Supermarkets' share of Christmas drinks sales hit a record £1.49bn, just under three quarters of the £2.07bn off-trade.
They notched up sales at the expense of the multiple specialist off-licence chains and independents' stores, which saw sales drop by 14% and 9% respectively. According to ACNielsen, research for November and December 2002, published today exclusively in The Grocer, multiple specialists' share of sales dipped to £224m, while independents' combined sales were down to £261m.
Once again beer proved to be the main area where retailers flexed their muscles to squeeze margins and lower prices.

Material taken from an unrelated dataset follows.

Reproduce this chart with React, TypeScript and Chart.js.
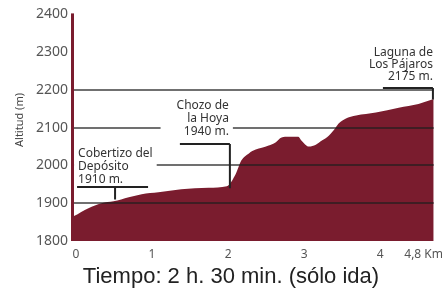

ACNielsen's business manager, Gavin Humphreys, said: "Prices were more competitive than ever and the discounting was definitely harder than before. But First Quench put its prices up before Christmas so it wasn't fighting on price. The multiple specialists are normally out of line with the multiple grocers on pricing, but even more so this year."
Humphreys added: "The majority of beer is still being sold in pubs and bars and the grocers see the on-trade as a legitimate target."
Wine's meteoric rise continued, claiming £627m of sales more than a 30% share of all alcohol sold over the eight week period. Spirits took the second biggest tranche at 28.8% or £597m of the festive market.
Stella Artois continued to dominate the list of top 20 drinks brands with BRL Hardy's wine brands making the brand the fourth bestselling tipple overall, and the top wine brand.